** Start of Data provided **

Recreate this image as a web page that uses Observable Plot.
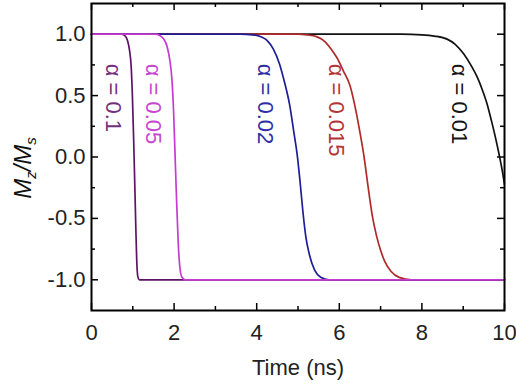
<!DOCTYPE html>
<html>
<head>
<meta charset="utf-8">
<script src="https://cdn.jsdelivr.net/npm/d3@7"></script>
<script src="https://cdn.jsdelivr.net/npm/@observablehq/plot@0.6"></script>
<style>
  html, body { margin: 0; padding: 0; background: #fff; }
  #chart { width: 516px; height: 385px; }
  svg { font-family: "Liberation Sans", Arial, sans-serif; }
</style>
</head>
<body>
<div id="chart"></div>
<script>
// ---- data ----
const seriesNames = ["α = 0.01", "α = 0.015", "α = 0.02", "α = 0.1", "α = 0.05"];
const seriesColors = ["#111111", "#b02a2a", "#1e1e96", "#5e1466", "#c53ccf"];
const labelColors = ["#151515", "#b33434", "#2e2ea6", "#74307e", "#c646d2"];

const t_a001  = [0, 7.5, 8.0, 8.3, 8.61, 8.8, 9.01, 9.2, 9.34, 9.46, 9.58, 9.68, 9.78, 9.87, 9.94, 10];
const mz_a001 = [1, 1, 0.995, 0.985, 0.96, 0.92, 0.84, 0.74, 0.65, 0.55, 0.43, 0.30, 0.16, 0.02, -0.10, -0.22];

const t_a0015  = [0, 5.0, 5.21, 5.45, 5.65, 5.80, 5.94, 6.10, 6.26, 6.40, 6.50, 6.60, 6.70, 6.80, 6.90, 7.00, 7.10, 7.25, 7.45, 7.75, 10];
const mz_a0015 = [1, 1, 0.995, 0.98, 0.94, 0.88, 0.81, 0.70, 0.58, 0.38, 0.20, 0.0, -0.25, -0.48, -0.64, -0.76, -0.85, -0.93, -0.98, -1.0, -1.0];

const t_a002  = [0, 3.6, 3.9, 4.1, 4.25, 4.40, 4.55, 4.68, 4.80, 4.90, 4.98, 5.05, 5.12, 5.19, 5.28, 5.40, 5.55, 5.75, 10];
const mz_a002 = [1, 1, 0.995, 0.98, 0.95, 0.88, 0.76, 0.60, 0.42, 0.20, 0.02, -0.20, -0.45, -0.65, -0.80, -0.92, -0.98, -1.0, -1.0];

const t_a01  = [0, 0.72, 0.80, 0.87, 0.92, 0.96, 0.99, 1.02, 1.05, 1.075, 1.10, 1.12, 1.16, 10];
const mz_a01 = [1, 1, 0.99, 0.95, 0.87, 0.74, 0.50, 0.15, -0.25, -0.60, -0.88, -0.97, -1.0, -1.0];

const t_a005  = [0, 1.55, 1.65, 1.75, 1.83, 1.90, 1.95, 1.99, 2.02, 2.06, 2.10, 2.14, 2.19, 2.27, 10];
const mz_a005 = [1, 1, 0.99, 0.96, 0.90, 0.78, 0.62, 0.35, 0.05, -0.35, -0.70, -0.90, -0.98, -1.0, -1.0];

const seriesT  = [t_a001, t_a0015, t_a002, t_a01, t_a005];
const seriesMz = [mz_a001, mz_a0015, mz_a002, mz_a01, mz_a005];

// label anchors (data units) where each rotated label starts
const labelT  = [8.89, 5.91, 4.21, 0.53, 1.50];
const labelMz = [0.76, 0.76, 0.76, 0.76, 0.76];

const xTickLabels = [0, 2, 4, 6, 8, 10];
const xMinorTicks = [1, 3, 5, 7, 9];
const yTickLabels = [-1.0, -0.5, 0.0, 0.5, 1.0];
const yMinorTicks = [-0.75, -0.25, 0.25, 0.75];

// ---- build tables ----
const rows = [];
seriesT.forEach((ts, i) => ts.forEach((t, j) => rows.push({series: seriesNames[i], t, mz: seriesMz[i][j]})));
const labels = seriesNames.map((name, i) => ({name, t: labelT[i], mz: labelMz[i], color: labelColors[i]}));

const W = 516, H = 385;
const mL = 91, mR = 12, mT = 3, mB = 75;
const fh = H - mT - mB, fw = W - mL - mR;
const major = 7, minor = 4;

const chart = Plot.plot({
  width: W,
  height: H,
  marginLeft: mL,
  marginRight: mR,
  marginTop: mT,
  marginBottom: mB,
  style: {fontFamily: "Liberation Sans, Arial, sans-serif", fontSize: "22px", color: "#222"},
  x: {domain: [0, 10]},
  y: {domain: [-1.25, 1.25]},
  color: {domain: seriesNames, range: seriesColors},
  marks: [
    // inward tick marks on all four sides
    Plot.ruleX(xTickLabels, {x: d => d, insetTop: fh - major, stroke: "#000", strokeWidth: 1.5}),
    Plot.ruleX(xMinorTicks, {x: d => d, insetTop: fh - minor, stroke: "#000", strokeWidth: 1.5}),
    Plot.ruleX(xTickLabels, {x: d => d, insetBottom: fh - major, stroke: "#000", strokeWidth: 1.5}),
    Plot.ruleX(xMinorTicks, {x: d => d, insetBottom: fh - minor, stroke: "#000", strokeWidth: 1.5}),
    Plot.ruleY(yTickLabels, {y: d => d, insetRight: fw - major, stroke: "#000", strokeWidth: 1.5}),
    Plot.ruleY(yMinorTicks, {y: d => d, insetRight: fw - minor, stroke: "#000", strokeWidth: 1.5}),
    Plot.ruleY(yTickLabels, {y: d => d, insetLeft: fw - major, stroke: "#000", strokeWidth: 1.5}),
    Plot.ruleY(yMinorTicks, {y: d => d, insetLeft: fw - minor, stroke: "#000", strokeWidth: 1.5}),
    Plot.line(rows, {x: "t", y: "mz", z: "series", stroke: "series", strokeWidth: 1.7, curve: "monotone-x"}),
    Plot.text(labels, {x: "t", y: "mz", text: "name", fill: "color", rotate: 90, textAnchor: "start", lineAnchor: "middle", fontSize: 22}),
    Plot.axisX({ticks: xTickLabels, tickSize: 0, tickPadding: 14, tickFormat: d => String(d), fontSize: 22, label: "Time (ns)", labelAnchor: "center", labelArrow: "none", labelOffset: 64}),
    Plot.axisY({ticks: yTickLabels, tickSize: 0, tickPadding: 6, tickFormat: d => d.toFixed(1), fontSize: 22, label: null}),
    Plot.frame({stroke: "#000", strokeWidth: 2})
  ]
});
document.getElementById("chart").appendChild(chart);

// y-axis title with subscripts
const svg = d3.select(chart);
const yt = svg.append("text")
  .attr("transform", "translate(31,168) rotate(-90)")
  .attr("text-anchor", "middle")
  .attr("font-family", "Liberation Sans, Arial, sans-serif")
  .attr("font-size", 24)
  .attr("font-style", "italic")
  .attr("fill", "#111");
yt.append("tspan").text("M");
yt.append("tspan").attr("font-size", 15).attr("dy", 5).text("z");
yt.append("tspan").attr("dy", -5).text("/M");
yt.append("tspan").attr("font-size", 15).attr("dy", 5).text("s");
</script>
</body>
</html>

** End of Data provided **

- [Request]: The pictures should not be reproduced; quote all of the other material exactly.

- [Written response]:
Recreate this image as a web page that uses Observable Plot.
<!DOCTYPE html>
<html>
<head>
<meta charset="utf-8">
<script src="https://cdn.jsdelivr.net/npm/d3@7"></script>
<script src="https://cdn.jsdelivr.net/npm/@observablehq/plot@0.6"></script>
<style>
  html, body { margin: 0; padding: 0; background: #fff; }
  #chart { width: 516px; height: 385px; }
  svg { font-family: "Liberation Sans", Arial, sans-serif; }
</style>
</head>
<body>
<div id="chart"></div>
<script>
// ---- data ----
const seriesNames = ["α = 0.01", "α = 0.015", "α = 0.02", "α = 0.1", "α = 0.05"];
const seriesColors = ["#111111", "#b02a2a", "#1e1e96", "#5e1466", "#c53ccf"];
const labelColors = ["#151515", "#b33434", "#2e2ea6", "#74307e", "#c646d2"];

const t_a001  = [0, 7.5, 8.0, 8.3, 8.61, 8.8, 9.01, 9.2, 9.34, 9.46, 9.58, 9.68, 9.78, 9.87, 9.94, 10];
const mz_a001 = [1, 1, 0.995, 0.985, 0.96, 0.92, 0.84, 0.74, 0.65, 0.55, 0.43, 0.30, 0.16, 0.02, -0.10, -0.22];

const t_a0015  = [0, 5.0, 5.21, 5.45, 5.65, 5.80, 5.94, 6.10, 6.26, 6.40, 6.50, 6.60, 6.70, 6.80, 6.90, 7.00, 7.10, 7.25, 7.45, 7.75, 10];
const mz_a0015 = [1, 1, 0.995, 0.98, 0.94, 0.88, 0.81, 0.70, 0.58, 0.38, 0.20, 0.0, -0.25, -0.48, -0.64, -0.76, -0.85, -0.93, -0.98, -1.0, -1.0];

const t_a002  = [0, 3.6, 3.9, 4.1, 4.25, 4.40, 4.55, 4.68, 4.80, 4.90, 4.98, 5.05, 5.12, 5.19, 5.28, 5.40, 5.55, 5.75, 10];
const mz_a002 = [1, 1, 0.995, 0.98, 0.95, 0.88, 0.76, 0.60, 0.42, 0.20, 0.02, -0.20, -0.45, -0.65, -0.80, -0.92, -0.98, -1.0, -1.0];

const t_a01  = [0, 0.72, 0.80, 0.87, 0.92, 0.96, 0.99, 1.02, 1.05, 1.075, 1.10, 1.12, 1.16, 10];
const mz_a01 = [1, 1, 0.99, 0.95, 0.87, 0.74, 0.50, 0.15, -0.25, -0.60, -0.88, -0.97, -1.0, -1.0];

const t_a005  = [0, 1.55, 1.65, 1.75, 1.83, 1.90, 1.95, 1.99, 2.02, 2.06, 2.10, 2.14, 2.19, 2.27, 10];
const mz_a005 = [1, 1, 0.99, 0.96, 0.90, 0.78, 0.62, 0.35, 0.05, -0.35, -0.70, -0.90, -0.98, -1.0, -1.0];

const seriesT  = [t_a001, t_a0015, t_a002, t_a01, t_a005];
const seriesMz = [mz_a001, mz_a0015, mz_a002, mz_a01, mz_a005];

// label anchors (data units) where each rotated label starts
const labelT  = [8.89, 5.91, 4.21, 0.53, 1.50];
const labelMz = [0.76, 0.76, 0.76, 0.76, 0.76];

const xTickLabels = [0, 2, 4, 6, 8, 10];
const xMinorTicks = [1, 3, 5, 7, 9];
const yTickLabels = [-1.0, -0.5, 0.0, 0.5, 1.0];
const yMinorTicks = [-0.75, -0.25, 0.25, 0.75];

// ---- build tables ----
const rows = [];
seriesT.forEach((ts, i) => ts.forEach((t, j) => rows.push({series: seriesNames[i], t, mz: seriesMz[i][j]})));
const labels = seriesNames.map((name, i) => ({name, t: labelT[i], mz: labelMz[i], color: labelColors[i]}));

const W = 516, H = 385;
const mL = 91, mR = 12, mT = 3, mB = 75;
const fh = H - mT - mB, fw = W - mL - mR;
const major = 7, minor = 4;

const chart = Plot.plot({
  width: W,
  height: H,
  marginLeft: mL,
  marginRight: mR,
  marginTop: mT,
  marginBottom: mB,
  style: {fontFamily: "Liberation Sans, Arial, sans-serif", fontSize: "22px", color: "#222"},
  x: {domain: [0, 10]},
  y: {domain: [-1.25, 1.25]},
  color: {domain: seriesNames, range: seriesColors},
  marks: [
    // inward tick marks on all four sides
    Plot.ruleX(xTickLabels, {x: d => d, insetTop: fh - major, stroke: "#000", strokeWidth: 1.5}),
    Plot.ruleX(xMinorTicks, {x: d => d, insetTop: fh - minor, stroke: "#000", strokeWidth: 1.5}),
    Plot.ruleX(xTickLabels, {x: d => d, insetBottom: fh - major, stroke: "#000", strokeWidth: 1.5}),
    Plot.ruleX(xMinorTicks, {x: d => d, insetBottom: fh - minor, stroke: "#000", strokeWidth: 1.5}),
    Plot.ruleY(yTickLabels, {y: d => d, insetRight: fw - major, stroke: "#000", strokeWidth: 1.5}),
    Plot.ruleY(yMinorTicks, {y: d => d, insetRight: fw - minor, stroke: "#000", strokeWidth: 1.5}),
    Plot.ruleY(yTickLabels, {y: d => d, insetLeft: fw - major, stroke: "#000", strokeWidth: 1.5}),
    Plot.ruleY(yMinorTicks, {y: d => d, insetLeft: fw - minor, stroke: "#000", strokeWidth: 1.5}),
    Plot.line(rows, {x: "t", y: "mz", z: "series", stroke: "series", strokeWidth: 1.7, curve: "monotone-x"}),
    Plot.text(labels, {x: "t", y: "mz", text: "name", fill: "color", rotate: 90, textAnchor: "start", lineAnchor: "middle", fontSize: 22}),
    Plot.axisX({ticks: xTickLabels, tickSize: 0, tickPadding: 14, tickFormat: d => String(d), fontSize: 22, label: "Time (ns)", labelAnchor: "center", labelArrow: "none", labelOffset: 64}),
    Plot.axisY({ticks: yTickLabels, tickSize: 0, tickPadding: 6, tickFormat: d => d.toFixed(1), fontSize: 22, label: null}),
    Plot.frame({stroke: "#000", strokeWidth: 2})
  ]
});
document.getElementById("chart").appendChild(chart);

// y-axis title with subscripts
const svg = d3.select(chart);
const yt = svg.append("text")
  .attr("transform", "translate(31,168) rotate(-90)")
  .attr("text-anchor", "middle")
  .attr("font-family", "Liberation Sans, Arial, sans-serif")
  .attr("font-size", 24)
  .attr("font-style", "italic")
  .attr("fill", "#111");
yt.append("tspan").text("M");
yt.append("tspan").attr("font-size", 15).attr("dy", 5).text("z");
yt.append("tspan").attr("dy", -5).text("/M");
yt.append("tspan").attr("font-size", 15).attr("dy", 5).text("s");
</script>
</body>
</html>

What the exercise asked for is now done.